Es folgt eine kritische Auseinandersetzung mit esoterischen Perspektiven auf die Jenseitsfrage, und zwar unter besonderer Berücksichtigung Rudolf Steiners. Auch auf die Thanatologie, also die interdisziplinäre und internationale Befassung mit „Nahtod-Erfahrungen“ bzw. „Fast-Toten“ geht Slenczka ein: Was hier vorgelegt werde, sei „in der Regel weit entfernt von dem, was es auf diesem Gebiet an religiösen und philosophischen Vorstellungen gibt.“ Dieser Satz ist freilich auf dem Hintergrund der einschlägigen Fachliteratur korrekturbedürftig. Mit Recht warnt Slenczka schließlich vor dem aus biblischer Sicht nicht zu integrierenden Seelenwanderungsglauben, um zu betonen: Theologie und Kirche sind „nicht nur anfällig für fremde Vorstellungen und Riten, sondern auch zutiefst hilflos, wenn die Kriterien zur Unterscheidung fehlen und man dann nur nach Sympathie und Antipathie oder nach gesellschaftlicher Zustimmung und menschlichem Wohlbefinden entscheidet.“

Weitere Kapitel widmen sich in durchaus ansprechender und nachdenklich stimmender Weise der christlichen Bereitung zum Sterben, dem Verhältnis von Ewigkeit und Zeit, der Parusieerwartung, der Frage des Jüngsten Gerichts und dem Endziel, dass „Gott alles in allem“ sein werde.
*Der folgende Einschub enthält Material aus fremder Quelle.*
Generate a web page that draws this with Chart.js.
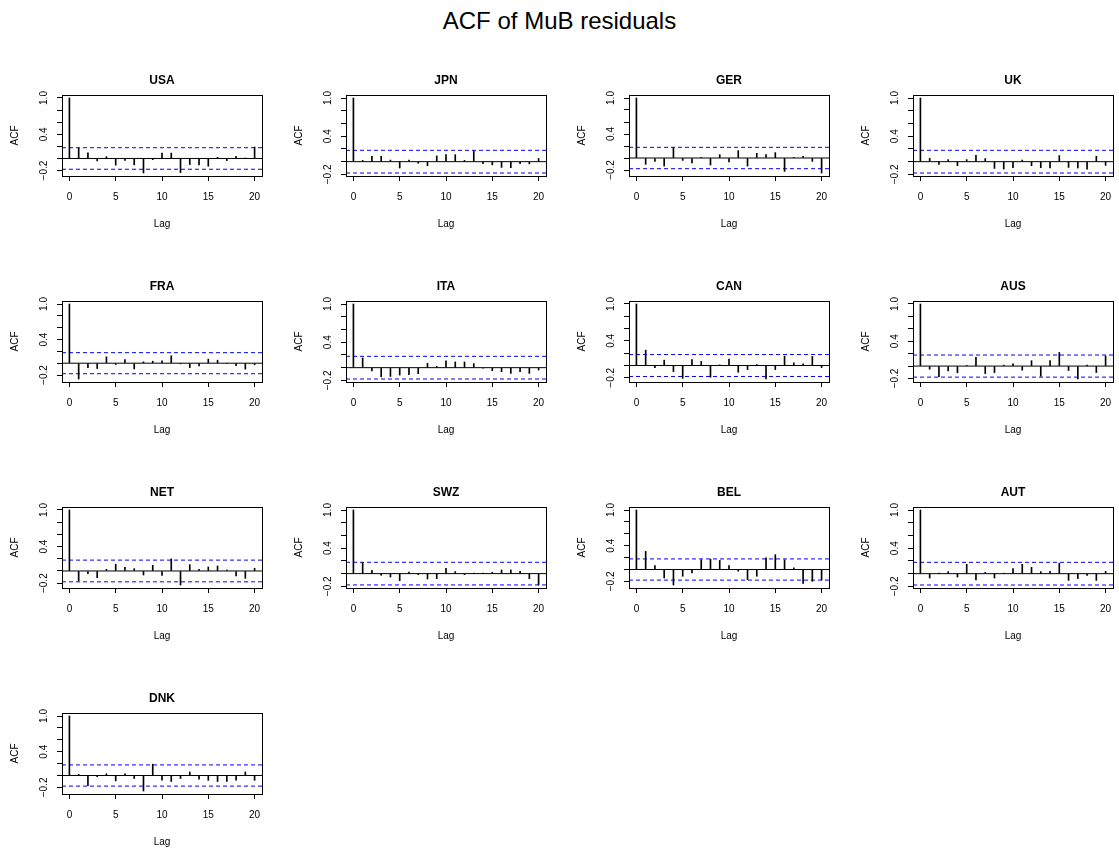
<!DOCTYPE html>
<html>
<head>
<meta charset="utf-8">
<title>ACF of MuB residuals</title>
<script src="https://cdn.jsdelivr.net/npm/chart.js@4.4.1/dist/chart.umd.min.js"></script>
<style>
  html, body { margin: 0; padding: 0; background: #fff; overflow: hidden; }
  body { width: 1119px; height: 852px; position: relative; font-family: "Liberation Sans", Arial, sans-serif; }
  h1 { position: absolute; left: 0; top: 0; width: 1119px; margin: 0; text-align: center;
       font-weight: normal; font-size: 24px; line-height: 42px; color: #000; }
  canvas.panel { position: absolute; }
</style>
</head>
<body>
<h1>ACF of MuB residuals</h1>
<script>
// lags and panel names
const lags = [0, 1, 2, 3, 4, 5, 6, 7, 8, 9, 10, 11, 12, 13, 14, 15, 16, 17, 18, 19, 20];
const countries = ['USA', 'JPN', 'GER', 'UK', 'FRA', 'ITA', 'CAN', 'AUS', 'NET', 'SWZ', 'BEL', 'AUT', 'DNK'];

// autocorrelations, lag 0..20
const acfUSA = [1, 0.17, 0.094, -0.04, 0.03, -0.11, -0.03, -0.105, -0.24, -0.02, 0.09, 0.09, -0.234, -0.10, -0.105, -0.128, 0.02, -0.035, 0.035, 0.005, 0.19];
const acfJPN = [1, 0.02, 0.085, 0.085, 0.025, -0.10, 0.025, -0.025, -0.065, 0.09, 0.11, 0.11, 0.02, 0.165, -0.03, -0.05, -0.09, -0.095, -0.03, -0.035, 0.05];
const acfGER = [1, -0.105, -0.055, -0.134, 0.173, -0.04, -0.08, 0.005, -0.117, 0.056, -0.067, 0.123, -0.134, 0.078, 0.056, 0.09, -0.223, 0.005, 0.028, -0.056, -0.25];
const acfUK = [1, 0.053, -0.042, 0.032, -0.063, 0.032, 0.10, 0.048, -0.106, -0.116, -0.095, 0.026, -0.063, -0.095, -0.10, 0.095, -0.09, -0.10, -0.116, 0.085, -0.058];
const acfFRA = [1, -0.267, -0.074, -0.09, 0.108, -0.023, 0.062, -0.097, 0.023, 0.034, 0.04, 0.125, -0.011, -0.074, -0.045, 0.068, 0.051, -0.006, -0.04, -0.10, -0.028];
const acfITA = [1, 0.153, -0.053, -0.143, -0.138, -0.116, -0.111, -0.095, 0.069, 0.021, 0.106, 0.09, 0.09, 0.063, -0.005, -0.048, -0.063, -0.09, -0.063, -0.09, -0.037];
const acfCAN = [1, 0.25, -0.033, 0.087, -0.098, -0.208, 0.098, 0.066, -0.19, 0.011, 0.104, -0.109, -0.066, 0.016, -0.219, -0.066, 0.153, 0.044, 0.027, 0.148, -0.033];
const acfAUS = [1, -0.05, -0.17, -0.077, -0.109, 0.011, 0.142, -0.12, -0.104, 0.016, 0.038, -0.066, 0.087, -0.164, 0.087, 0.219, -0.071, -0.208, 0.016, -0.104, 0.164];
const acfNET = [1, -0.16, -0.044, -0.11, 0.027, 0.11, 0.06, 0.038, -0.066, 0.093, -0.071, 0.198, -0.23, 0.104, 0.027, 0.066, 0.082, 0.016, -0.082, -0.12, 0.044];
const acfSWZ = [1, 0.174, 0.053, -0.026, -0.053, -0.11, 0.026, -0.016, -0.084, -0.079, 0.084, 0.032, -0.016, 0.005, 0.002, 0.021, 0.058, 0.058, 0.037, -0.079, -0.179];
const acfBEL = [1, 0.305, 0.068, -0.141, -0.26, -0.113, -0.056, 0.164, 0.175, 0.153, 0.068, -0.028, -0.17, -0.113, 0.198, 0.249, 0.164, 0.028, -0.232, -0.198, -0.175];
const acfAUT = [1, -0.068, 0.005, 0.032, -0.053, 0.147, -0.10, 0.021, -0.068, 0.002, 0.079, 0.147, 0.10, 0.032, 0.037, 0.163, -0.105, -0.079, -0.026, -0.105, 0.037];
const acfDNK = [1, 0.02, -0.17, -0.02, 0.03, -0.09, 0.03, -0.05, -0.26, 0.19, -0.08, -0.10, -0.05, 0.06, -0.06, -0.08, -0.10, -0.10, -0.08, 0.06, -0.08];

const series = [acfUSA, acfJPN, acfGER, acfUK, acfFRA, acfITA, acfCAN, acfAUS, acfNET, acfSWZ, acfBEL, acfAUT, acfDNK];

// 95% band and axis ticks
const clim = 0.178;
const xTicks = [0, 5, 10, 15, 20];
const yTicks = [-0.2, 0, 0.2, 0.4, 0.6, 0.8, 1.0];
const yTickLabels = [-0.2, 0.4, 1.0];

const xMin = -0.8, xMax = 20.8;
const colLeft = [0, 284, 567, 851];
const font = '"Liberation Sans", Arial, sans-serif';

function fmt(v) {
  return (v < 0 ? '\u2212' : '') + Math.abs(v).toFixed(1);
}

// box around plot area + rotated y tick labels, like base R
const framePlugin = {
  id: 'frame',
  afterDraw(chart) {
    const { ctx, chartArea: a } = chart;
    const y = chart.scales.y;
    ctx.save();
    ctx.strokeStyle = '#000';
    ctx.lineWidth = 1;
    ctx.strokeRect(Math.round(a.left) + 0.5, Math.round(a.top) + 0.5,
      Math.round(a.right - a.left), Math.round(a.bottom - a.top));
    ctx.fillStyle = '#000';
    ctx.font = '10px ' + font;
    ctx.textAlign = 'center';
    ctx.textBaseline = 'middle';
    yTickLabels.forEach(v => {
      ctx.save();
      ctx.translate(a.left - 18, y.getPixelForValue(v));
      ctx.rotate(-Math.PI / 2);
      ctx.fillText(fmt(v), 0, 0);
      ctx.restore();
    });
    ctx.restore();
  }
};

function hline(val, color, dash) {
  return {
    type: 'line',
    data: [{ x: xMin, y: val }, { x: xMax, y: val }],
    borderColor: color,
    borderWidth: 1,
    borderDash: dash,
    pointRadius: 0,
    fill: false,
    order: 2
  };
}

countries.forEach((name, i) => {
  const vals = series[i];
  const col = i % 4, row = Math.floor(i / 4);
  const cv = document.createElement('canvas');
  cv.width = 268;
  cv.height = 190;
  cv.className = 'panel';
  cv.style.left = colLeft[col] + 'px';
  cv.style.top = (60 + 206 * row) + 'px';
  document.body.appendChild(cv);

  const lo = Math.min(-clim, ...vals);
  const ext = 0.04 * (1 - lo);

  new Chart(cv.getContext('2d'), {
    type: 'bar',
    data: {
      datasets: [
        {
          type: 'bar',
          data: lags.map((l, k) => ({ x: l, y: vals[k] })),
          backgroundColor: '#000',
          borderWidth: 0,
          barThickness: 1,
          order: 1
        },
        hline(0, '#000', []),
        hline(clim, '#0000ff', [4, 3]),
        hline(-clim, '#0000ff', [4, 3])
      ]
    },
    options: {
      responsive: false,
      animation: false,
      devicePixelRatio: 1,
      layout: { padding: { left: 0, right: 6, top: 0, bottom: 14 } },
      plugins: {
        legend: { display: false },
        tooltip: { enabled: false },
        title: {
          display: true,
          text: name,
          fullSize: false,
          color: '#000',
          font: { family: font, size: 12, weight: 'bold', lineHeight: 1.2 },
          padding: { top: 13, bottom: 7.6 }
        }
      },
      scales: {
        x: {
          type: 'linear',
          min: xMin,
          max: xMax,
          offset: false,
          afterBuildTicks: s => { s.ticks = xTicks.map(v => ({ value: v })); },
          afterFit: s => { s.height = 60; s.paddingLeft = 0; s.paddingRight = 0; },
          grid: { offset: false, drawOnChartArea: false, drawTicks: true, tickLength: 5, color: '#000' },
          border: { display: false },
          ticks: { color: '#000', padding: 10, font: { family: font, size: 10 }, maxRotation: 0, autoSkip: false },
          title: { display: true, text: 'Lag', color: '#000', font: { family: font, size: 10 }, padding: { top: 0, bottom: 6 } }
        },
        y: {
          type: 'linear',
          min: lo - ext,
          max: 1 + ext,
          afterBuildTicks: s => { s.ticks = yTicks.map(v => ({ value: v })); },
          afterFit: s => { s.width = 62; s.paddingTop = 0; s.paddingBottom = 0; },
          grid: { drawOnChartArea: false, drawTicks: true, tickLength: 5, color: '#000' },
          border: { display: false },
          ticks: { display: false },
          title: { display: true, text: 'ACF', color: '#000', font: { family: font, size: 10 }, padding: { top: 9, bottom: 0 } }
        }
      }
    },
    plugins: [framePlugin]
  });
});
</script>
</body>
</html>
Insgesamt wird in diesem Buch immer wieder deutlich: Die diversen Versuche einer gut gemeinten Säkularisierung oder einer pantheisierenden Spiritualisierung der neutestamentlich grundgelegten Eschatologie in unserer Zeit erweisen der christlichen Kirche einen Bärendienst. Denn „der Inhalt der Verkündigung Christi und seiner Weisungen für das Kommen des Reiches Gottes“ haben – historisch wie systematisch-theologisch gesehen – ihren Grund und ihr Ziel unbestreitbar im Ziel aller Dinge. Dessen theologische Reflexion und Meditation ermöglicht das vorliegende Werk besser als so manch andere Eschatologien der letzten hundert Jahre.